**DATA BLOCK:**

☆ ☆ ☆ ☆ ☆ ☆ ☆

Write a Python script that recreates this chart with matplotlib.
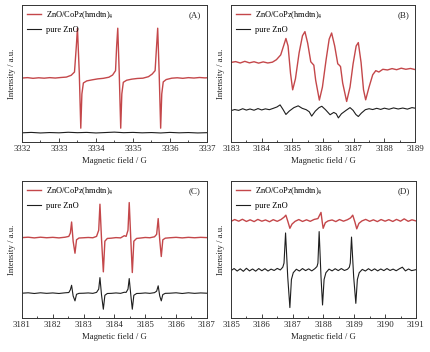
import matplotlib
matplotlib.use("Agg")
import matplotlib.pyplot as plt
from matplotlib.ticker import MultipleLocator

plt.rcParams["font.family"] = ["Liberation Serif", "DejaVu Serif"]
plt.rcParams["mathtext.fontset"] = "stix"

RED = "#c4474a"
BLACK = "#1e1e1e"
label_red = "ZnO/CoPz(hmdtn)$_4$"
label_black = "pure ZnO"

# ---- panel A ----
a_red_field = [3332.00, 3332.15, 3332.30, 3332.45, 3332.60, 3332.75, 3332.90, 3333.05,
               3333.20, 3333.33, 3333.42, 3333.47, 3333.50, 3333.55, 3333.59, 3333.62,
               3333.66, 3333.75, 3333.90, 3334.05, 3334.20, 3334.35, 3334.45, 3334.53,
               3334.56, 3334.59, 3334.63, 3334.67, 3334.70, 3334.74, 3334.83, 3334.97,
               3335.12, 3335.27, 3335.42, 3335.52, 3335.60, 3335.64, 3335.67, 3335.71,
               3335.75, 3335.78, 3335.82, 3335.90, 3336.05, 3336.20, 3336.35, 3336.50,
               3336.65, 3336.80, 3336.95, 3337.00]
a_red = [46.6, 46.9, 46.4, 46.8, 46.5, 46.9, 46.6, 47.0,
         47.3, 48.6, 51.0, 70.0, 83.0, 50.0, 10.0, 35.0,
         43.0, 44.5, 45.3, 46.0, 46.4, 47.2, 48.8, 52.0,
         70.0, 83.0, 50.0, 10.0, 35.0, 43.5, 45.0, 45.8,
         46.3, 46.5, 47.6, 49.5, 52.0, 70.0, 83.0, 50.0,
         10.0, 35.0, 43.8, 45.5, 46.5, 46.8, 46.4, 46.9,
         46.6, 47.0, 46.7, 46.8]
a_black_field = [3332.00, 3332.25, 3332.50, 3332.75, 3333.00, 3333.25, 3333.50, 3333.75,
                 3334.00, 3334.25, 3334.50, 3334.75, 3335.00, 3335.25, 3335.50, 3335.75,
                 3336.00, 3336.25, 3336.50, 3336.75, 3337.00]
a_black = [6.6, 6.9, 6.5, 6.8, 6.6, 7.0, 6.7, 6.9, 6.5, 6.8, 7.1, 6.7, 6.9, 6.6, 6.8,
           6.5, 6.9, 6.6, 6.8, 6.5, 6.7]

# ---- panel B ----
b_red_field = [3183.00, 3183.15, 3183.30, 3183.45, 3183.60, 3183.75, 3183.90, 3184.05,
               3184.20, 3184.35, 3184.48, 3184.62, 3184.72, 3184.79, 3184.86, 3184.94,
               3185.01, 3185.10, 3185.22, 3185.33, 3185.41, 3185.50, 3185.60, 3185.66,
               3185.70, 3185.76, 3185.88, 3185.98, 3186.10, 3186.20, 3186.28, 3186.38,
               3186.48, 3186.53, 3186.57, 3186.64, 3186.77, 3186.88, 3186.98, 3187.08,
               3187.15, 3187.24, 3187.32, 3187.39, 3187.50, 3187.62, 3187.72, 3187.82,
               3187.95, 3188.10, 3188.25, 3188.40, 3188.55, 3188.70, 3188.85, 3189.00]
b_red = [58.0, 58.6, 57.6, 58.8, 57.7, 58.5, 57.5, 58.4,
         57.6, 58.2, 60.0, 63.5, 70.5, 75.5, 70.0, 50.0,
         38.0, 46.0, 65.0, 77.5, 80.5, 72.0, 58.5, 57.0,
         56.0, 45.0, 30.5, 40.0, 60.0, 75.0, 79.5, 70.0,
         57.0, 56.0, 55.0, 43.0, 29.5, 40.0, 57.0, 70.0,
         72.5, 58.0, 38.0, 30.7, 40.0, 49.0, 52.0, 51.0,
         53.0, 52.5, 53.5, 52.7, 53.8, 53.0, 53.6, 52.8]
b_black_field = [3183.00, 3183.12, 3183.25, 3183.38, 3183.50, 3183.62, 3183.75, 3183.88,
                 3184.00, 3184.12, 3184.25, 3184.38, 3184.50, 3184.60, 3184.70, 3184.79,
                 3184.90, 3185.05, 3185.19, 3185.32, 3185.45, 3185.55, 3185.63, 3185.75,
                 3185.87, 3185.96, 3186.08, 3186.23, 3186.35, 3186.43, 3186.50, 3186.60,
                 3186.75, 3186.88, 3186.98, 3187.07, 3187.15, 3187.25, 3187.38, 3187.50,
                 3187.62, 3187.75, 3187.88, 3188.00, 3188.15, 3188.30, 3188.45, 3188.60,
                 3188.75, 3188.90, 3189.00]
b_black = [22.8, 23.6, 23.0, 24.2, 23.2, 24.0, 23.1, 24.3,
           23.3, 24.1, 23.5, 24.5, 25.5, 27.0, 23.5, 20.0,
           22.5, 25.0, 26.3, 24.5, 23.5, 22.0, 18.8, 22.5,
           25.0, 26.0, 23.5, 19.8, 21.5, 20.5, 17.5, 20.5,
           23.0, 25.0, 23.0, 20.0, 18.5, 21.0, 23.5, 24.2,
           23.6, 24.5, 23.7, 24.6, 23.8, 24.8, 24.0, 24.7,
           23.9, 25.0, 24.6]

# ---- panel C ----
c_field = [3181.00, 3181.20, 3181.40, 3181.60, 3181.80, 3182.00, 3182.20, 3182.40,
           3182.52, 3182.57, 3182.61, 3182.66, 3182.72, 3182.77, 3182.85, 3183.00,
           3183.15, 3183.30, 3183.42, 3183.49, 3183.53, 3183.58, 3183.64, 3183.69,
           3183.77, 3183.90, 3184.05, 3184.20, 3184.32, 3184.38, 3184.44, 3184.48,
           3184.53, 3184.58, 3184.63, 3184.72, 3184.85, 3185.00, 3185.15, 3185.30,
           3185.37, 3185.42, 3185.47, 3185.52, 3185.57, 3185.65, 3185.80, 3186.00,
           3186.20, 3186.40, 3186.60, 3186.80, 3187.00]
c_red = [58.6, 58.9, 58.4, 58.9, 58.5, 58.8, 58.4, 58.9,
         59.5, 62.0, 70.0, 56.0, 47.2, 57.0, 58.3, 58.5,
         58.7, 58.5, 59.5, 64.0, 83.0, 58.0, 33.6, 56.0,
         58.0, 58.2, 58.6, 58.4, 60.0, 59.5, 64.0, 84.2,
         58.0, 33.1, 56.0, 58.0, 58.3, 58.7, 58.5, 59.2,
         61.0, 72.5, 57.0, 44.8, 57.0, 58.2, 58.5, 58.8,
         58.4, 58.8, 58.5, 58.8, 58.6]
c_black = [18.0, 18.3, 17.8, 18.3, 17.9, 18.2, 17.8, 18.3,
           18.5, 20.5, 23.8, 16.0, 12.4, 17.2, 17.9, 18.0,
           18.2, 17.9, 18.6, 21.0, 29.4, 17.0, 6.3, 16.5,
           17.8, 17.9, 18.2, 17.9, 18.7, 18.6, 21.0, 28.7,
           17.0, 6.3, 16.5, 17.8, 17.9, 18.2, 17.9, 18.4,
           19.5, 23.4, 16.0, 12.4, 17.0, 17.9, 18.0, 18.3,
           17.8, 18.3, 17.9, 18.2, 18.0]

# ---- panel D ----
d_red_field = [3185.00, 3185.12, 3185.25, 3185.37, 3185.50, 3185.62, 3185.75, 3185.87,
               3186.00, 3186.12, 3186.25, 3186.37, 3186.50, 3186.62, 3186.72, 3186.78,
               3186.85, 3186.91, 3186.98, 3187.08, 3187.20, 3187.32, 3187.45, 3187.57,
               3187.70, 3187.82, 3187.92, 3187.96, 3187.99, 3188.06, 3188.15, 3188.28,
               3188.40, 3188.52, 3188.65, 3188.78, 3188.88, 3188.95, 3189.02, 3189.08,
               3189.15, 3189.25, 3189.37, 3189.50, 3189.62, 3189.75, 3189.87, 3190.00,
               3190.12, 3190.25, 3190.37, 3190.50, 3190.62, 3190.75, 3190.87, 3191.00]
d_red = [70.5, 71.8, 70.6, 72.0, 70.4, 71.6, 70.3, 71.9,
         70.6, 71.5, 70.2, 71.7, 70.5, 71.8, 73.5, 75.0,
         70.0, 65.4, 68.5, 70.5, 71.8, 70.4, 71.6, 70.5,
         71.9, 72.5, 77.0, 70.0, 65.4, 69.5, 70.8, 71.5,
         70.3, 71.8, 70.6, 71.7, 73.0, 75.0, 70.0, 65.0,
         69.0, 70.8, 71.9, 70.5, 71.6, 70.3, 71.8, 70.6,
         71.7, 70.4, 71.9, 70.6, 72.3, 70.5, 71.6, 70.8]
d_black_field = [3185.00, 3185.10, 3185.20, 3185.30, 3185.40, 3185.50, 3185.60, 3185.70,
                 3185.80, 3185.90, 3186.00, 3186.10, 3186.20, 3186.30, 3186.40, 3186.50,
                 3186.60, 3186.68, 3186.72, 3186.77, 3186.84, 3186.91, 3186.96, 3187.02,
                 3187.12, 3187.22, 3187.32, 3187.42, 3187.52, 3187.62, 3187.72, 3187.79,
                 3187.82, 3187.86, 3187.92, 3187.97, 3188.02, 3188.08, 3188.18, 3188.28,
                 3188.38, 3188.48, 3188.58, 3188.68, 3188.78, 3188.84, 3188.87, 3188.91,
                 3188.98, 3189.05, 3189.10, 3189.16, 3189.26, 3189.36, 3189.46, 3189.56,
                 3189.66, 3189.76, 3189.86, 3189.96, 3190.06, 3190.16, 3190.26, 3190.36,
                 3190.46, 3190.56, 3190.66, 3190.76, 3190.86, 3191.00]
d_black = [34.5, 36.0, 34.2, 35.8, 34.0, 36.2, 34.3, 35.7,
           34.1, 36.0, 34.4, 35.9, 34.2, 35.6, 34.6, 36.1,
           35.0, 37.0, 40.0, 62.0, 30.0, 7.5, 28.0, 33.0,
           35.5, 34.2, 36.0, 34.5, 35.8, 34.3, 35.9, 37.5,
           40.0, 63.0, 30.0, 9.4, 28.0, 33.0, 35.6, 34.3,
           35.9, 34.5, 36.0, 34.6, 35.5, 37.0, 40.0, 59.0,
           30.0, 10.6, 28.0, 33.0, 35.4, 34.2, 35.9, 34.4,
           35.8, 34.3, 35.7, 34.5, 36.0, 34.6, 35.6, 34.4,
           35.8, 37.0, 34.3, 35.7, 34.5, 35.2]

panels = [
    ("(A)", [0.051, 0.597, 0.429, 0.389], (3332, 3337),
     a_red_field, a_red, a_black_field, a_black),
    ("(B)", [0.536, 0.597, 0.427, 0.389], (3183, 3189),
     b_red_field, b_red, b_black_field, b_black),
    ("(C)", [0.051, 0.097, 0.429, 0.389], (3181, 3187),
     c_field, c_red, c_field, c_black),
    ("(D)", [0.536, 0.097, 0.429, 0.389], (3185, 3191),
     d_red_field, d_red, d_black_field, d_black),
]

fig = plt.figure(figsize=(4.31, 3.52), dpi=100)

for tag, rect, xlim, xr, yr, xb, yb in panels:
    ax = fig.add_axes(rect)
    ax.plot(xr, yr, color=RED, lw=1.0, label=label_red)
    ax.plot(xb, yb, color=BLACK, lw=0.8, label=label_black)
    ax.set_xlim(*xlim)
    ax.set_ylim(0, 100)
    ax.xaxis.set_major_locator(MultipleLocator(1))
    ax.xaxis.set_minor_locator(MultipleLocator(0.5))
    ax.xaxis.set_major_formatter(plt.FuncFormatter(lambda v, p: "%d" % v))
    ax.tick_params(axis="x", which="major", direction="in", length=3, width=0.6,
                   labelsize=6.3, pad=2.5, colors="#222222")
    ax.tick_params(axis="x", which="minor", direction="in", length=1.5, width=0.5)
    ax.tick_params(axis="y", left=False, labelleft=False)
    for s in ax.spines.values():
        s.set_linewidth(0.7)
        s.set_color("#333333")
    ax.set_xlabel("Magnetic field / G", fontsize=6.3, labelpad=3, color="#222222")
    ax.set_ylabel("Intensity / a.u.", fontsize=6.3, labelpad=4, color="#222222")
    ax.text(0.935, 0.925, tag, transform=ax.transAxes, ha="center", va="center",
            fontsize=6.5, color="#222222")
    ax.legend(loc="upper left", frameon=False, fontsize=6, handlelength=1.7,
              handletextpad=0.6, labelspacing=0.55, borderaxespad=0.2,
              borderpad=0.35)

fig.savefig("out.png", dpi=100)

☆ ☆ ☆ ☆ ☆ ☆ ☆

Give solely the number of lines in the data that contain the string "matplotlib".

**WRITTEN ANSWER:** 5